Gbaguidi calls herself a contemporary ‘griot’, which she defines as someone who functions as an intermediary between individual and collective memory and ancestral past. Her work is an anthology of the signs and traces of trauma and is centred on colonial and postcolonial history. She draws attention to the ways in which legacies of oppression are circumvented – and thus preserved – in official histories. She aims to reveal the process of forgetting by recontextualizing archives and histories. Her works are not direct representations of a traumatic past but rather transmit embodied knowledge. Her paintings and drawings have a performative character: she often uses parts of her body to apply paint or pigment to the canvas. The images created by Gbaguidi through painting, drawing, performance and installation seek to break out of binary thinking, archetypes and simplifications.

In 2017 she participated in documenta 14 in Kassel with 'The Missing Link Dicolonisation Education by Mrs. Smiling Stone'. This installation consisted of school desks, photographs and drawings on long scrolls hanging from the ceiling. The notebooks on the desks were the result of a workshop that Gbaguidi held over the course of documenta 14 with pupils from a local school. The installation puts forward education and knowledge transmission as the antidote to collective amnesia.

For her important series 'Naked Writings' she investigated the archives of the Royal Museum for Central Africa in Tervuren. The title 'Naked Writings' refers to the importance of un-learning, of shedding prior beliefs and consequently decolonizing the mind.

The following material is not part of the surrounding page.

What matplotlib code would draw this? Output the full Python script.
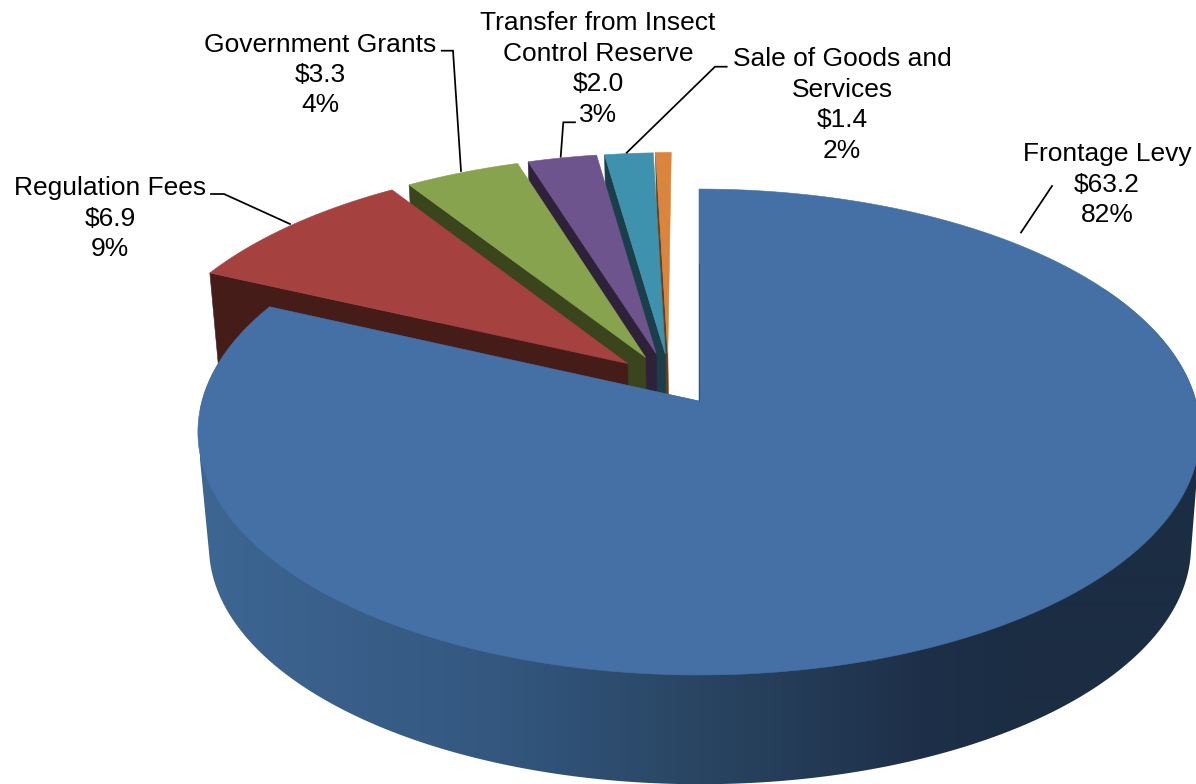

Pélagie Gbaguidi has participated in the Berlin Biennale (2020), documenta 14 (2017), the Lubumbashi Biennale (2019) and the Dakar Biennale (2004, 2006, 2008, 2014 and 2018). Her work has featured in group shows at Centre Pompidou-Metz, WIELS (Brussels), Musée Rochechouart, Middelheimmuseum (Antwerp), Stadtmuseum (Munich), MMK (Frankfurt), National Museum of African Art – Smithsonian Institution (Washington, D.C.).